Published by the Students of Johns Hopkins since 1896
December 6, 2023

SGA passes petition with 910 votes for referendum

By DRAKE FOREMAN | September 6, 2018

At their weekly meeting on Tuesday, the Student Government Association (SGA) approved a petition calling for a referendum after getting 910 signatures. Nine-hundred signatures were required in order for SGA to be allowed to hold the referendum. 

A referendum allows the electorate to vote directly on specific issues. In order to hold this vote SGA must recieve signatures from a sixth of the student body on a petition that it opened in May. Students were also able to specficy which issues they wanted to see on the referendum on the petition. 

At Tuesday’s meeting, SGA also made amendments to a clause regarding conflict of interests in SGA and held a forum for freshmen intending to run for SGA. 

As part of its mission to represent the voice of students, SGA formed a referendum organizing team composed of Executive Vice President AJ Tsang, Executive Secretary Aspen Williams, and Sophomore Class President Sam Schatmeyer in June.

Through efforts including a video, consistent social media posts and personal messages, the team collected a total of 910 student signatures by August 31. The petition will allow SGA to hold a referendum. 

On one of his social media posts, Schatmeyer expressed his gratitude toward everyone who took part in the effort and signed the petition. 

“There has been energy for change on this campus for a long time, and it makes me so proud to see students working towards that change,” he wrote.

A report following the referendum petiton showed that the most common issues students wanted to see as a question on the referendum included building a student center, whether or not the school should have a private police force, improving health and mental health on campus, and divestment from fossil fuels. 

Other popular issues included increasing services for students, smoking on campus, student representation in University decisions, and covered grades. 

The preliminary data from the 910 responses and yes or no questions on campus policy will be used in order to create the questions on the referendum. All students will then be allowed to vote on these questions.

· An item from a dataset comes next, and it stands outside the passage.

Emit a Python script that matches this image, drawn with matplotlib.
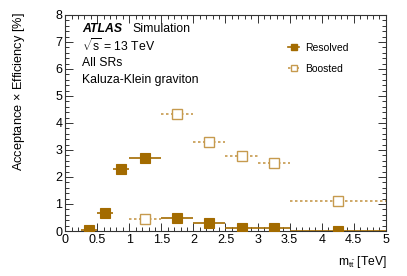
import matplotlib
matplotlib.use("Agg")
import matplotlib.pyplot as plt
from matplotlib.ticker import MultipleLocator
from matplotlib.lines import Line2D

plt.rcParams['font.family'] = ['Liberation Sans', 'DejaVu Sans']
plt.rcParams['mathtext.fontset'] = 'custom'
plt.rcParams['mathtext.rm'] = 'Liberation Sans'
plt.rcParams['mathtext.it'] = 'Liberation Sans:italic'

# Resolved
res_lo = [0.25, 0.5, 0.75, 1.0, 1.5, 2.0, 2.5, 3.0, 3.5]
res_hi = [0.5, 0.75, 1.0, 1.5, 2.0, 2.5, 3.0, 3.5, 5.0]
res_val = [0.05, 0.66, 2.31, 2.69, 0.47, 0.28, 0.10, 0.10, 0.01]
res_err = [0.02, 0.04, 0.06, 0.06, 0.03, 0.03, 0.02, 0.02, 0.01]

# Boosted
bst_lo = [1.0, 1.5, 2.0, 2.5, 3.0, 3.5]
bst_hi = [1.5, 2.0, 2.5, 3.0, 3.5, 5.0]
bst_val = [0.44, 4.33, 3.30, 2.79, 2.52, 1.11]
bst_err = [0.04, 0.16, 0.10, 0.08, 0.08, 0.05]

x_ticks = [0, 0.5, 1, 1.5, 2, 2.5, 3, 3.5, 4, 4.5, 5]
x_ticklabels = ['0', '0.5', '1', '1.5', '2', '2.5', '3', '3.5', '4', '4.5', '5']
y_ticks = [0, 1, 2, 3, 4, 5, 6, 7, 8]

c_res = '#A36B00'
c_bst = '#C69A4E'

fig = plt.figure(figsize=(4.07, 2.76), dpi=100)
ax = fig.add_axes([0.16, 0.163, 0.788, 0.783])

def centers(lo, hi):
    return [(a + b) / 2 for a, b in zip(lo, hi)], [(b - a) / 2 for a, b in zip(lo, hi)]

rx, rxe = centers(res_lo, res_hi)
bx, bxe = centers(bst_lo, bst_hi)

eb = ax.errorbar(bx, bst_val, xerr=bxe, yerr=bst_err, fmt='s', ms=6.5,
                 mfc='white', mec=c_bst, mew=1.0, ecolor=c_bst, elinewidth=1.2,
                 capsize=0, zorder=3)
eb[2][0].set_linestyle((0, (1.5, 1.5)))
ax.errorbar(rx, res_val, xerr=rxe, yerr=res_err, fmt='s', ms=6.5,
            mfc=c_res, mec=c_res, mew=0.8, ecolor=c_res, elinewidth=1.2,
            capsize=0, zorder=4)

ax.set_xlim(0, 5)
ax.set_ylim(0, 8)
ax.set_xticks(x_ticks)
ax.set_xticklabels(x_ticklabels)
ax.set_yticks(y_ticks)
ax.set_yticklabels([str(v) for v in y_ticks])
ax.xaxis.set_minor_locator(MultipleLocator(0.1))
ax.yaxis.set_minor_locator(MultipleLocator(0.2))
ax.tick_params(which='both', direction='in', top=True, right=True, labelsize=9, width=0.7, color='#333333')
ax.tick_params(which='major', length=6, pad=2)
ax.tick_params(which='minor', length=3)
for s in ax.spines.values():
    s.set_linewidth(0.8)
    s.set_color('#333333')

fig.text(19/407, 1 - 12/276, 'Acceptance $\\times$ Efficiency [%]', rotation=90,
         ha='center', va='top', fontsize=9.2)
fig.text(387/407, 1 - 262/276, r'm$_{\mathrm{t\bar{t}}}$ [TeV]', ha='right', va='center', fontsize=8.7)

fs = 8.8
fig.text(82/407, 1 - 29/276, 'ATLAS', fontsize=fs, fontweight='bold', style='italic', va='center')
fig.text(132/407, 1 - 29/276, 'Simulation', fontsize=fs, va='center')
fig.text(82/407, 1 - 46/276, r'$\sqrt{\mathrm{s}}$ = 13 TeV', fontsize=fs, va='center')
fig.text(82/407, 1 - 63/276, 'All SRs', fontsize=fs, va='center')
fig.text(82/407, 1 - 80/276, 'Kaluza-Klein graviton', fontsize=fs, va='center')

h_res = Line2D([], [], color=c_res, marker='s', ms=5, mfc=c_res, mec=c_res, lw=1.2)
h_bst = Line2D([], [], color=c_bst, marker='s', ms=5, mfc='white', mec=c_bst, lw=1.2, ls=(0, (1.5, 1.5)))
leg = ax.legend([h_res, h_bst], ['Resolved', 'Boosted'], loc='upper left',
                bbox_to_anchor=(0.665, 0.915), frameon=False, fontsize=7.5,
                handlelength=1.1, handletextpad=0.6, labelspacing=1.05)

fig.savefig('out.png', dpi=100)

Schatmeyer stressed the importance of having as many students vote on the referendum as possible. The petition required only a sixth of the student body’s vote in order to pass, while the referendum will require a third. 

“For the petition, we had to get to 900 signatures this summer, and it took all summer and a lot of work,” Schatmeyer said. “We have to put in much more effort than we did in the petition, each of us stepping up and making sure to fulfill our responsibilities.”

SGA also discussed conflicts of interest that arise in the Association. Students discussed the protocol of what should happen if a member pushes for a bill for a student organization that he or she is a part of and could be biased towards. 

Tsang stated that in the past, SGA had problems with senators introducing bills that benefited other clubs of which they were a part. He expressed the need to decrease the possibility of that happening again.  

“We have encouraged SGA members to work with as many students as possible to get funding and sponsor events,” Tsang said. “In order to ensure a reduction in conflict of interest, we ask SGA members to refrain from writing bills for their organizations.” 

Several SGA members questioned what counts as being in a club, specifically the difference between being members of a club and being involved in a club without being a formal member. 

Tsang replied that students are a part of a group if they are listed as a member on Hopkins Groups. 

Some SGA members, including Sophomore Senator Lauren Paulet, disagreed on the idea of refraining from writing bills for an organization.  

“My view is that we should be allowed to introduce a bill but then abstain from voting,” Paulet said. “This would allow for more transparency and will ease the process for other students reaching out to us.”

She explained that it would be easier for students to approach SGA members they know through their clubs. 

“Many of us are involved in many different organizations on campus. Individuals that are part of the organization generally may feel more comfortable approaching you when it comes to approaching SGA for funding,” Paulet said.

Many SGA members agreed with Paulet and amendments were made accordingly to clarify the clause and to reduce possible of conflict of interests in the future.

At the end of the meeting, SGA members allowed freshmen intending to run in the upcoming elections to ask questions. 

Along with the freshman elections, senior special elections will also be happening this semester. Currently five out of the six senior class council seats are still open. SGA is planning to have new senior members by Sept. 18.